1️⃣ The Contradictory Commands in Black and White

The Qur’an commands peace:

  • Q 2:256 – “There is no compulsion in religion.”

  • Q 25:63 – “The servants of the All-merciful… when the ignorant address them, they say, ‘Peace.’”

At the same time, the Qur’an commands violence:

  • Q 9:5 – “Slay the polytheists wherever you find them…”

  • Q 9:29 – “Fight those who do not believe in Allah… until they feel subdued.”

These are not historical descriptions — they are explicit instructions to Muslims about how to deal with others. They are both presented as eternal truths in the same book that claims to be perfect and final.


2️⃣ The Logical Consequence: A Fatal Contradiction

The law of non-contradiction — a fundamental principle of logic — says:

A proposition cannot be both true and false at the same time in the same sense.

Islamic theology says the Qur’an is perfect and entirely consistent. But if the Qur’an commands both peace and violence in the same context, it directly violates this principle. Peace and violence cannot be simultaneously and eternally true commands.


3️⃣ The Islamic “Solution” — and Why It Fails

Islamic scholars have historically used the doctrine of abrogation (naskh): the idea that later verses (often the violent ones) “abrogate” or cancel out earlier verses (often the peaceful ones).

But this is nothing more than an ad hoc patch. It admits that contradictions exist — it doesn’t remove them. More importantly, the Qur’an itself claims to be entirely consistent and free of contradictions (Q 4:82). So this “solution” collapses under the weight of its own admission.


4️⃣ Muslims vs. Islam: Two Different Questions

It’s crucial to separate two issues:

Muslims as people: Like anyone, they can live peaceful lives and reject violence.
Islam as an ideology: Defined by its highest authority — the Qur’an.

Islamic ideology is not defined by how Muslims choose to practice it. It’s defined by the plain words of the Qur’an itself. And the Qur’an’s direct contradictions mean the ideology of Islam itself is logically incoherent — regardless of how peaceful or violent individual Muslims are.


5️⃣ The Bigger Problem: Justifying Both Peace and Violence

Because these contradictions are built right into the Qur’an, Islam can legitimately justify both peace and violence whenever it suits the context. This dual justification is not just a historical accident — it’s an inherent feature of the ideology.

That’s why violent Islamists and peaceful reformers can both claim the Qur’an as their authority. The book itself sanctions both.


⚡ Final Verdict

Islam as an ideology — defined by the Qur’an — is not logically coherent. It contains mutually exclusive commands, violating the law of non-contradiction. No amount of apologetics, reinterpretation, or cherry-picking can change this:

✅ The Qur’an commands both peace and violence.
✅ It claims to be perfect and consistent.
✅ The contradictions between these commands prove it is neither perfect nor consistent.

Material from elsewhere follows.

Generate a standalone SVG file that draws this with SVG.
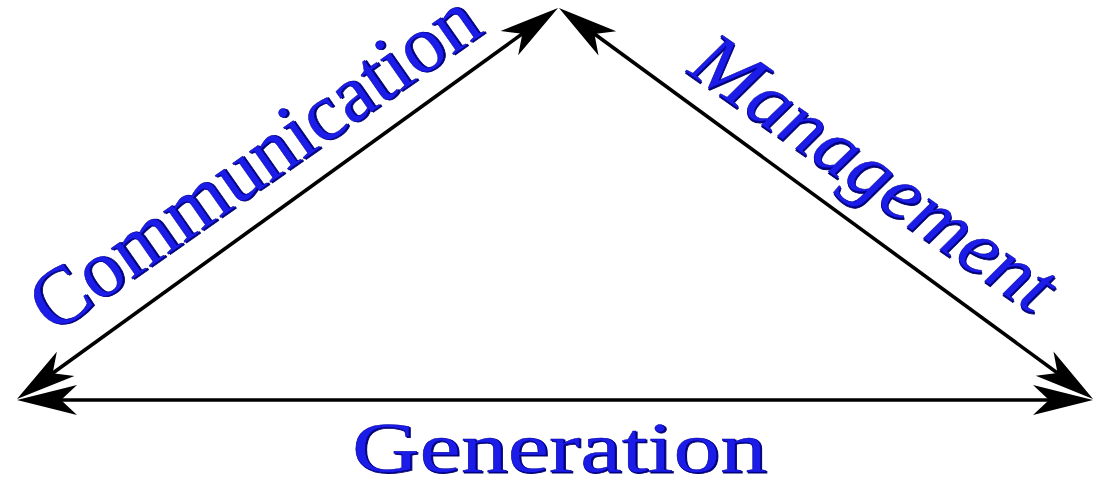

🎯 Conclusion: Let the Qur’an Speak for Itself

We don’t need to judge Islam by the actions of Muslims. We can judge it by its own highest standard — the Qur’an.

And by that standard, Islam’s ideological framework is fatally flawed.

👉 The real question isn’t whether Muslims can be peaceful — they can. It’s whether Islam itself is a coherent ideology. The answer is no.